----- Given information
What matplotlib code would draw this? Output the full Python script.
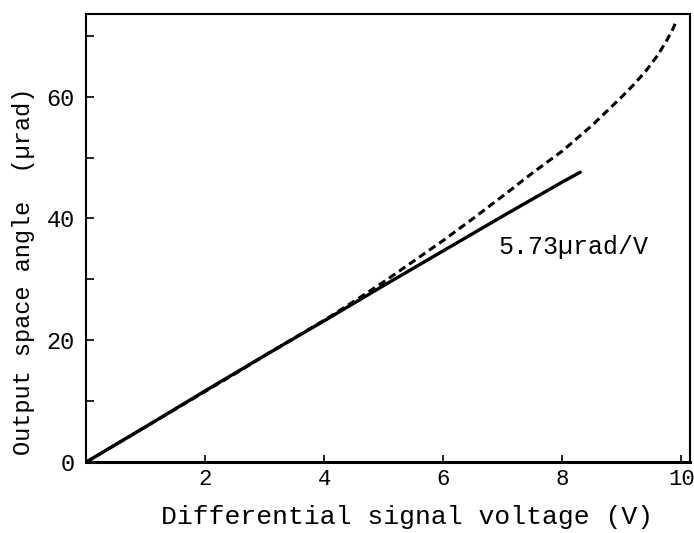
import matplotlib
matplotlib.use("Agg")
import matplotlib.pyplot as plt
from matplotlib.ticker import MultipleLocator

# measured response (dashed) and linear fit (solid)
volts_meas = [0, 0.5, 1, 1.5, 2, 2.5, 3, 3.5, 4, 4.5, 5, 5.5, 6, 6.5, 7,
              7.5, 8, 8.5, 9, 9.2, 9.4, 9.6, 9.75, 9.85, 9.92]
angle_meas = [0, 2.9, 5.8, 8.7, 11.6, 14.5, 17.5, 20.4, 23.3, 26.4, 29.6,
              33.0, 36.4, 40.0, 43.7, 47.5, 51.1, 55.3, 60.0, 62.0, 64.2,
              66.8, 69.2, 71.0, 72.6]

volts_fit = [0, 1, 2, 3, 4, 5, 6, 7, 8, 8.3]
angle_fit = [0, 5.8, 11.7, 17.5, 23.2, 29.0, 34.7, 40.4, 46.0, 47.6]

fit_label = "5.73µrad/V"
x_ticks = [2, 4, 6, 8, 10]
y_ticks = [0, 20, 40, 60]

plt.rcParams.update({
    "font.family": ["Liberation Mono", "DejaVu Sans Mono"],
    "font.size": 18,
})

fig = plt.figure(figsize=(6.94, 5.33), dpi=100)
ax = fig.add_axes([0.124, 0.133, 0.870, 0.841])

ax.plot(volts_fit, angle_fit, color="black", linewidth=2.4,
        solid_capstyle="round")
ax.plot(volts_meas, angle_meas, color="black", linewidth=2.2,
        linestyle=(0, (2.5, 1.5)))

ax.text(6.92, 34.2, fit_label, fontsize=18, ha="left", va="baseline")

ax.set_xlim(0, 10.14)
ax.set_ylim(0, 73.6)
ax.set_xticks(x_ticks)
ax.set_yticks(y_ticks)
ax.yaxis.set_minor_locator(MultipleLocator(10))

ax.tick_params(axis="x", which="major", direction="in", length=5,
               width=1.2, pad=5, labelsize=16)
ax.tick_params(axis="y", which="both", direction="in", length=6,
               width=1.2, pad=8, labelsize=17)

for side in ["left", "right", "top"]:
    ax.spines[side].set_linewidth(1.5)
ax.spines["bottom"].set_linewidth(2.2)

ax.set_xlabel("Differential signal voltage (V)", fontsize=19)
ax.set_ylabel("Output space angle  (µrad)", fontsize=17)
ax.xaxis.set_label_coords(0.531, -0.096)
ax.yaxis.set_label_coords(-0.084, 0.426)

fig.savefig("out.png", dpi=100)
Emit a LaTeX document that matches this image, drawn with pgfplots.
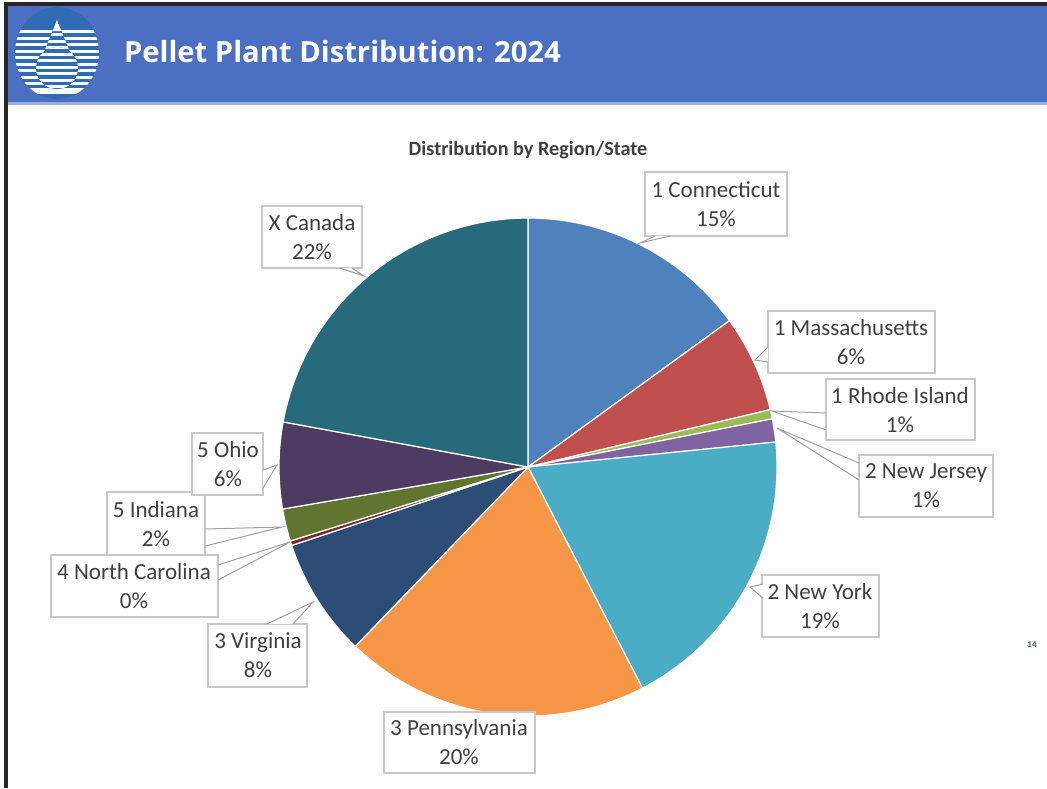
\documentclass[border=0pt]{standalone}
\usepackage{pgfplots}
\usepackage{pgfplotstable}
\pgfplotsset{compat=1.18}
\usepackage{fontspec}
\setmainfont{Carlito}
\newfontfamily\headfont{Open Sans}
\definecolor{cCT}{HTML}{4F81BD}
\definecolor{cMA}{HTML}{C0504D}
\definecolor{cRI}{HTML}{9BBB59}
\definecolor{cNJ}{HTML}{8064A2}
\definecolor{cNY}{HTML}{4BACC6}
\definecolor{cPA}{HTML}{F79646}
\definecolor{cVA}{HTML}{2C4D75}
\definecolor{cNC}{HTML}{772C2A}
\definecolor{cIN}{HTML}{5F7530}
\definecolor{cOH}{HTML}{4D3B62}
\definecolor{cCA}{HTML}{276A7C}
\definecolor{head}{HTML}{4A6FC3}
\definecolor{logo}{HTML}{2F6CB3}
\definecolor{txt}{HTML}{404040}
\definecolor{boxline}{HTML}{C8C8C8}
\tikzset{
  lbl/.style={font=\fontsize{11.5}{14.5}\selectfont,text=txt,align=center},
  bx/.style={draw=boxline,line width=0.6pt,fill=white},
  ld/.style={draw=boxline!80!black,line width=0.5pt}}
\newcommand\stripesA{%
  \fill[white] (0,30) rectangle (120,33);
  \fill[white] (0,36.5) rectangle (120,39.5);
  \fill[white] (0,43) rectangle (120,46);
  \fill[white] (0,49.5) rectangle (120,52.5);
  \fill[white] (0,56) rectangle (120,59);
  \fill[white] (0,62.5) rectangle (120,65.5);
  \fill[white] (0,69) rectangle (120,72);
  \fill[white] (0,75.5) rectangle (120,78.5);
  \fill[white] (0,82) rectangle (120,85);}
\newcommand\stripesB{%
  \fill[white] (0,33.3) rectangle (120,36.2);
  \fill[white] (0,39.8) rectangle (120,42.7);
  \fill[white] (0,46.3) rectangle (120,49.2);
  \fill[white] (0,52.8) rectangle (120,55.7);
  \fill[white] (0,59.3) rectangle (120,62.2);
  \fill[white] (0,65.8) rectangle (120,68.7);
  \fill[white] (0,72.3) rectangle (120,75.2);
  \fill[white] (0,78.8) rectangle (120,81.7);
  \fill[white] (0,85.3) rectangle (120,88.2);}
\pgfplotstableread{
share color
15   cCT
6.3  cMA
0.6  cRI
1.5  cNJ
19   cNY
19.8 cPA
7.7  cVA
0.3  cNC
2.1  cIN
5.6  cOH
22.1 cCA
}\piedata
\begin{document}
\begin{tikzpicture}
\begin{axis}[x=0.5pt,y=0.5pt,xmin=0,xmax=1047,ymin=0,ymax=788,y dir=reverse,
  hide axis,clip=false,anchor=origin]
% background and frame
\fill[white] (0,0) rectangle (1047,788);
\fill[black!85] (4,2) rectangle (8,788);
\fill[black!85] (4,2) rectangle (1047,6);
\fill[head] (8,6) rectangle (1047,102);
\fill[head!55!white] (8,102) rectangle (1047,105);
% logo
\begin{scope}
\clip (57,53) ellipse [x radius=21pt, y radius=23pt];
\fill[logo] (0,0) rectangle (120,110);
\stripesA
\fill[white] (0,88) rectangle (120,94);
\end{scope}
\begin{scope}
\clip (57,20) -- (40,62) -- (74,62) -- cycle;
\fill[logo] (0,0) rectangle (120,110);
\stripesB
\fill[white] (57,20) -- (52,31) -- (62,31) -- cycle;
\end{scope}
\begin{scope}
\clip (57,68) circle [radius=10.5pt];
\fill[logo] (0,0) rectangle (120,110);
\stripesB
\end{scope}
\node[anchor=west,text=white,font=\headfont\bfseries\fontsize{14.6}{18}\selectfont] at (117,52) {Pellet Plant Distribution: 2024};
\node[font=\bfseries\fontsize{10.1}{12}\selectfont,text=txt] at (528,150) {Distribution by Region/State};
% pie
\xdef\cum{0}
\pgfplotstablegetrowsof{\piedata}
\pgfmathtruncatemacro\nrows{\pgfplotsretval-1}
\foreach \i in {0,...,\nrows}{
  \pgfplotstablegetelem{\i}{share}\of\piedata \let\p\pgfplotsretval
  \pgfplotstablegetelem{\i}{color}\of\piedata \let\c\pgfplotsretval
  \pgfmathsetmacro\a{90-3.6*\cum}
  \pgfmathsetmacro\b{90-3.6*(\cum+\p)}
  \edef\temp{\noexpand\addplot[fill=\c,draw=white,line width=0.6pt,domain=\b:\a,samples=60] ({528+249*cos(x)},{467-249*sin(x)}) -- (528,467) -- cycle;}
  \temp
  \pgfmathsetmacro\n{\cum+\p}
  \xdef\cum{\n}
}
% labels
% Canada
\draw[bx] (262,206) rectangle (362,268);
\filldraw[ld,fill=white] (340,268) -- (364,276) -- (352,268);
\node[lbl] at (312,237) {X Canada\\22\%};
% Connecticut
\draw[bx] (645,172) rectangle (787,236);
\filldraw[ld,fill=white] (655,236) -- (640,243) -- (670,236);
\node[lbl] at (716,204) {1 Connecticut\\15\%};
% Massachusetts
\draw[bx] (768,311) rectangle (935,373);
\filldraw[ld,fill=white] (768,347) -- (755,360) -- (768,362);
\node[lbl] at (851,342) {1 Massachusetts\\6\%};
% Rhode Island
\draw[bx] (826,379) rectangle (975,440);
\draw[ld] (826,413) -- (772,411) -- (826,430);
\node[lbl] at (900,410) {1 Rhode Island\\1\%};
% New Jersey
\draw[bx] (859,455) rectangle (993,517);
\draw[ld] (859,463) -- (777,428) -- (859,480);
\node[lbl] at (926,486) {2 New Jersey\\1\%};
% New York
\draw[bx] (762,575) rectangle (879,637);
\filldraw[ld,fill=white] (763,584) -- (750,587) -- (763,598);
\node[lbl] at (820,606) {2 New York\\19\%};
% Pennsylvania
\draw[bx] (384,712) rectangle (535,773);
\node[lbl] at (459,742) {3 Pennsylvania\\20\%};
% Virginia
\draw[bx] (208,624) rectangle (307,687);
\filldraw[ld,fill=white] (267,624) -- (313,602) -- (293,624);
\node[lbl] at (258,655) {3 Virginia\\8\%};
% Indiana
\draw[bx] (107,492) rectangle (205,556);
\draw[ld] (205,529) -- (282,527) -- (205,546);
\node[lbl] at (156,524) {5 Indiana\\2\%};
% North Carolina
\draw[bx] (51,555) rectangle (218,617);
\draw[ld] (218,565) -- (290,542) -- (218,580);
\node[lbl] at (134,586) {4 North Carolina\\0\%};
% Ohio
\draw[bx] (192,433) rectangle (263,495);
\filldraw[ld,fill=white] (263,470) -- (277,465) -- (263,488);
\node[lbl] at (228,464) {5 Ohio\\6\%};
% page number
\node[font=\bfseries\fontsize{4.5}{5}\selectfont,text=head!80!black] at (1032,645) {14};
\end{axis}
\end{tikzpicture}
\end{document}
----------
*Description of the task*
From the opening line of the entries above to the line containing "66.8, 69.2, 71.0, 72.6]", please transcribe each line exactly, skipping every picture.

*Response to the exercise*
What matplotlib code would draw this? Output the full Python script.
import matplotlib
matplotlib.use("Agg")
import matplotlib.pyplot as plt
from matplotlib.ticker import MultipleLocator

# measured response (dashed) and linear fit (solid)
volts_meas = [0, 0.5, 1, 1.5, 2, 2.5, 3, 3.5, 4, 4.5, 5, 5.5, 6, 6.5, 7,
              7.5, 8, 8.5, 9, 9.2, 9.4, 9.6, 9.75, 9.85, 9.92]
angle_meas = [0, 2.9, 5.8, 8.7, 11.6, 14.5, 17.5, 20.4, 23.3, 26.4, 29.6,
              33.0, 36.4, 40.0, 43.7, 47.5, 51.1, 55.3, 60.0, 62.0, 64.2,
              66.8, 69.2, 71.0, 72.6]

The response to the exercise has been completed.